- Data extract:
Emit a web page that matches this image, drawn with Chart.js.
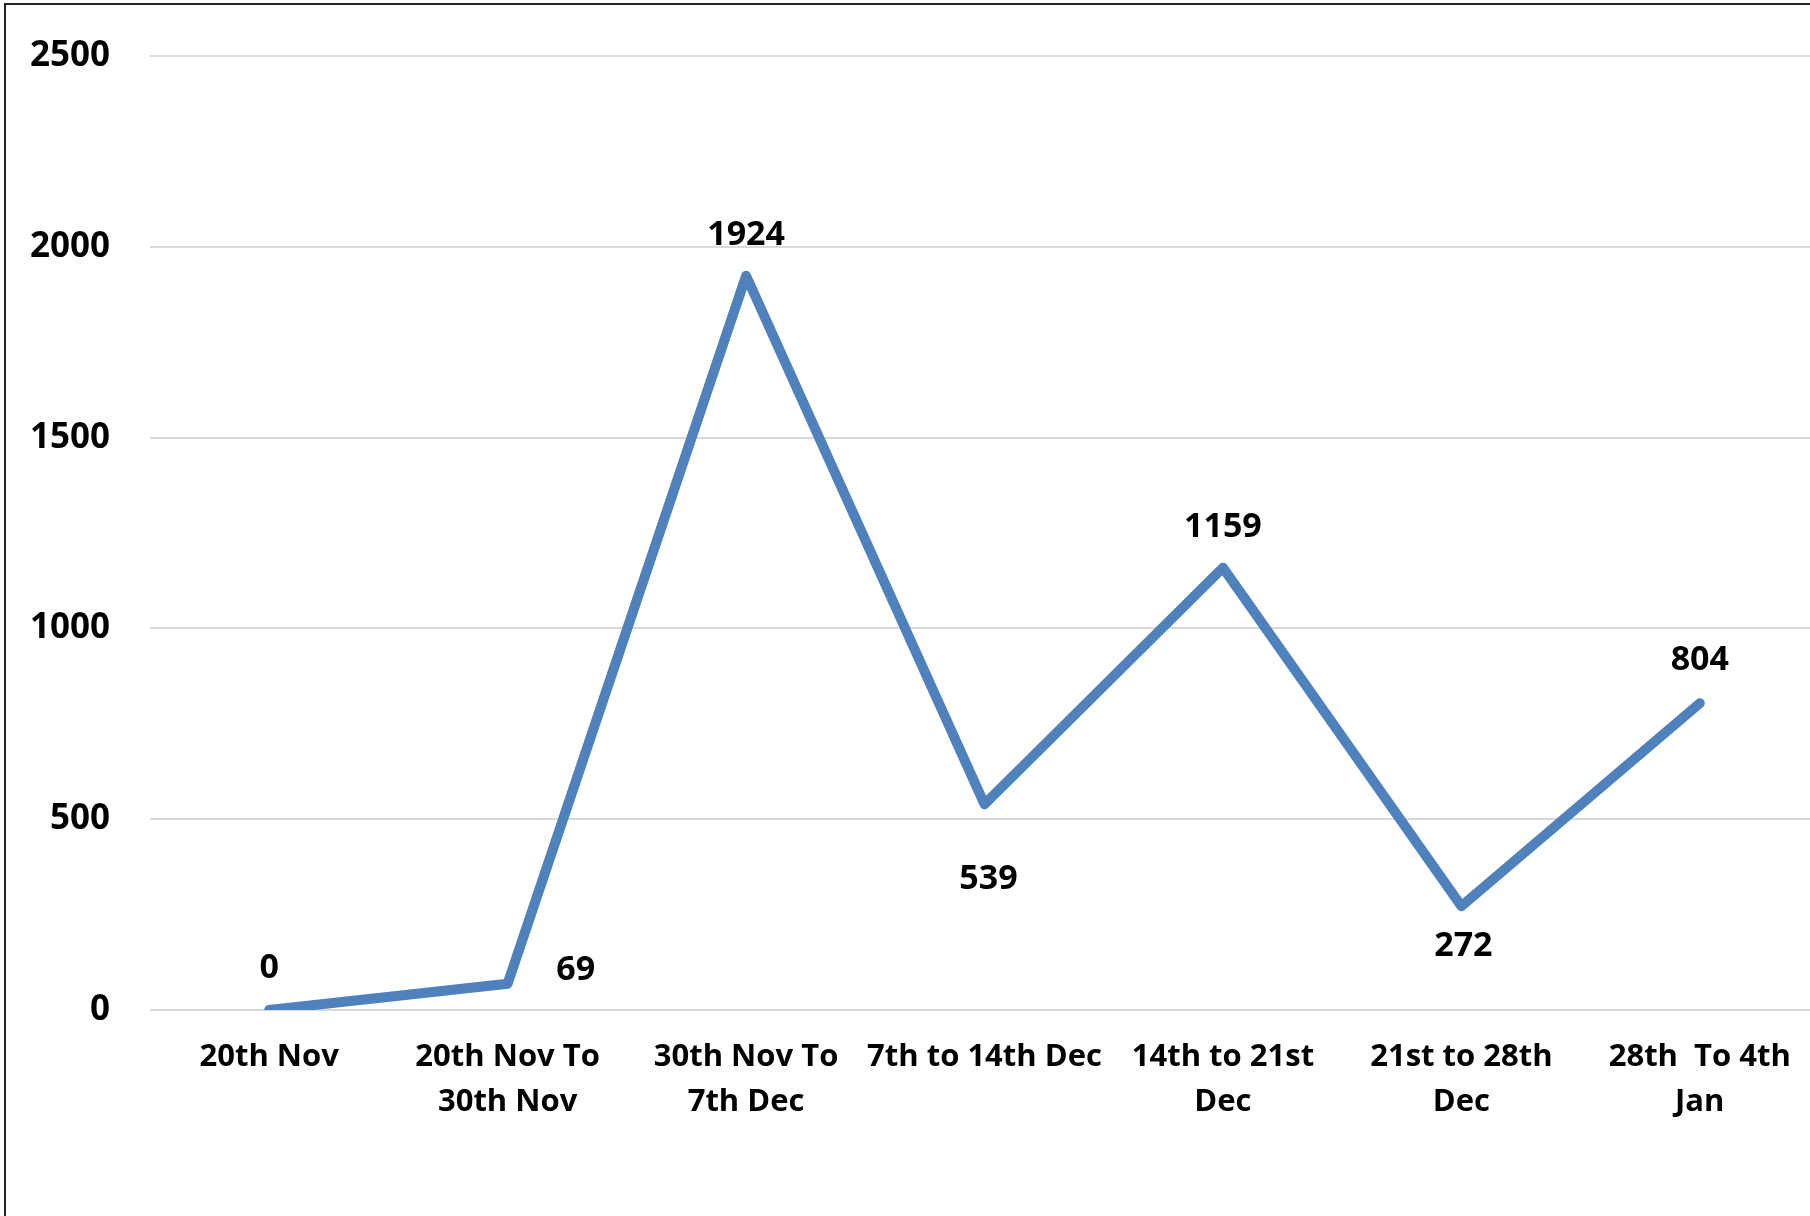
<!DOCTYPE html>
<html>
<head>
<meta charset="utf-8">
<script src="https://cdn.jsdelivr.net/npm/chart.js@4.4.1/dist/chart.umd.min.js"></script>
<style>
  html, body { margin: 0; padding: 0; background: #fff; overflow: hidden; width: 1810px; height: 1216px; }
  #wrap { position: absolute; left: 0; top: 0; width: 1830px; height: 1216px; }
  #frame { position: absolute; left: 4px; top: 3px; width: 1900px; height: 1300px;
           border-left: 2px solid #222; border-top: 2px solid #222; pointer-events: none; }
</style>
</head>
<body>
<div id="wrap"><canvas id="c" width="1830" height="1216"></canvas></div>
<div id="frame"></div>
<script>
const categories = [
  "20th Nov",
  ["20th Nov To", "30th Nov"],
  ["30th Nov To", "7th Dec"],
  "7th to 14th Dec",
  ["14th to 21st", "Dec"],
  ["21st to 28th", "Dec"],
  ["28th  To 4th", "Jan"]
];
const values = [0, 69, 1924, 539, 1159, 272, 804];
const yTicks = [0, 500, 1000, 1500, 2000, 2500];

// label offsets (dx, dy) in pixels relative to each point
const labelOffsets = [[0, -42], [68, -13], [0, -40], [4, 75], [0, -40], [2, 40], [0, -43]];

const FONT = "'Open Sans', 'DejaVu Sans', sans-serif";

const dataLabels = {
  id: 'dataLabels',
  afterDatasetsDraw(chart) {
    const ctx = chart.ctx;
    const meta = chart.getDatasetMeta(0);
    ctx.save();
    ctx.font = "700 34px " + FONT;
    ctx.fillStyle = "#000";
    ctx.textAlign = "center";
    ctx.textBaseline = "middle";
    meta.data.forEach((pt, i) => {
      const o = labelOffsets[i];
      ctx.fillText(String(values[i]), pt.x + o[0], pt.y + o[1]);
    });
    ctx.restore();
  }
};

new Chart(document.getElementById('c'), {
  type: 'line',
  data: {
    labels: categories,
    datasets: [{
      data: values,
      borderColor: '#4f81bd',
      borderWidth: 10,
      borderCapStyle: 'round',
      borderJoinStyle: 'round',
      pointRadius: 0,
      pointHoverRadius: 0,
      tension: 0,
      fill: false
    }]
  },
  options: {
    responsive: false,
    animation: false,
    devicePixelRatio: 1,
    layout: { padding: { top: 56, right: 11, left: 0, bottom: 0 } },
    plugins: { legend: { display: false }, tooltip: { enabled: false } },
    scales: {
      x: {
        offset: true,
        grid: { display: false, drawTicks: false },
        border: { display: false },
        ticks: {
          color: '#000',
          font: { family: FONT, size: 31, weight: '700', lineHeight: 1.45 },
          padding: 25,
          maxRotation: 0,
          autoSkip: false
        },
        afterFit(s) { s.height = 206; s.paddingLeft = 0; s.paddingRight = 0; }
      },
      y: {
        min: 0,
        max: 2500,
        afterBuildTicks(s) { s.ticks = yTicks.map(v => ({ value: v })); },
        grid: { color: '#d9d9d9', lineWidth: 2, drawTicks: false },
        border: { display: false },
        ticks: {
          color: '#000',
          font: { family: FONT, size: 35, weight: '700' },
          padding: 40,
          callback: (v) => String(v)
        },
        afterFit(s) { s.width = 150; s.paddingTop = 0; s.paddingBottom = 0; }
      }
    }
  },
  plugins: [dataLabels]
});
</script>
</body>
</html>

- Description of the task:
Reproduce the whole listing above word for word, but not its pictures.

- Expected answer:
Emit a web page that matches this image, drawn with Chart.js.
<!DOCTYPE html>
<html>
<head>
<meta charset="utf-8">
<script src="https://cdn.jsdelivr.net/npm/chart.js@4.4.1/dist/chart.umd.min.js"></script>
<style>
  html, body { margin: 0; padding: 0; background: #fff; overflow: hidden; width: 1810px; height: 1216px; }
  #wrap { position: absolute; left: 0; top: 0; width: 1830px; height: 1216px; }
  #frame { position: absolute; left: 4px; top: 3px; width: 1900px; height: 1300px;
           border-left: 2px solid #222; border-top: 2px solid #222; pointer-events: none; }
</style>
</head>
<body>
<div id="wrap"><canvas id="c" width="1830" height="1216"></canvas></div>
<div id="frame"></div>
<script>
const categories = [
  "20th Nov",
  ["20th Nov To", "30th Nov"],
  ["30th Nov To", "7th Dec"],
  "7th to 14th Dec",
  ["14th to 21st", "Dec"],
  ["21st to 28th", "Dec"],
  ["28th  To 4th", "Jan"]
];
const values = [0, 69, 1924, 539, 1159, 272, 804];
const yTicks = [0, 500, 1000, 1500, 2000, 2500];

// label offsets (dx, dy) in pixels relative to each point
const labelOffsets = [[0, -42], [68, -13], [0, -40], [4, 75], [0, -40], [2, 40], [0, -43]];

const FONT = "'Open Sans', 'DejaVu Sans', sans-serif";

const dataLabels = {
  id: 'dataLabels',
  afterDatasetsDraw(chart) {
    const ctx = chart.ctx;
    const meta = chart.getDatasetMeta(0);
    ctx.save();
    ctx.font = "700 34px " + FONT;
    ctx.fillStyle = "#000";
    ctx.textAlign = "center";
    ctx.textBaseline = "middle";
    meta.data.forEach((pt, i) => {
      const o = labelOffsets[i];
      ctx.fillText(String(values[i]), pt.x + o[0], pt.y + o[1]);
    });
    ctx.restore();
  }
};

new Chart(document.getElementById('c'), {
  type: 'line',
  data: {
    labels: categories,
    datasets: [{
      data: values,
      borderColor: '#4f81bd',
      borderWidth: 10,
      borderCapStyle: 'round',
      borderJoinStyle: 'round',
      pointRadius: 0,
      pointHoverRadius: 0,
      tension: 0,
      fill: false
    }]
  },
  options: {
    responsive: false,
    animation: false,
    devicePixelRatio: 1,
    layout: { padding: { top: 56, right: 11, left: 0, bottom: 0 } },
    plugins: { legend: { display: false }, tooltip: { enabled: false } },
    scales: {
      x: {
        offset: true,
        grid: { display: false, drawTicks: false },
        border: { display: false },
        ticks: {
          color: '#000',
          font: { family: FONT, size: 31, weight: '700', lineHeight: 1.45 },
          padding: 25,
          maxRotation: 0,
          autoSkip: false
        },
        afterFit(s) { s.height = 206; s.paddingLeft = 0; s.paddingRight = 0; }
      },
      y: {
        min: 0,
        max: 2500,
        afterBuildTicks(s) { s.ticks = yTicks.map(v => ({ value: v })); },
        grid: { color: '#d9d9d9', lineWidth: 2, drawTicks: false },
        border: { display: false },
        ticks: {
          color: '#000',
          font: { family: FONT, size: 35, weight: '700' },
          padding: 40,
          callback: (v) => String(v)
        },
        afterFit(s) { s.width = 150; s.paddingTop = 0; s.paddingBottom = 0; }
      }
    }
  },
  plugins: [dataLabels]
});
</script>
</body>
</html>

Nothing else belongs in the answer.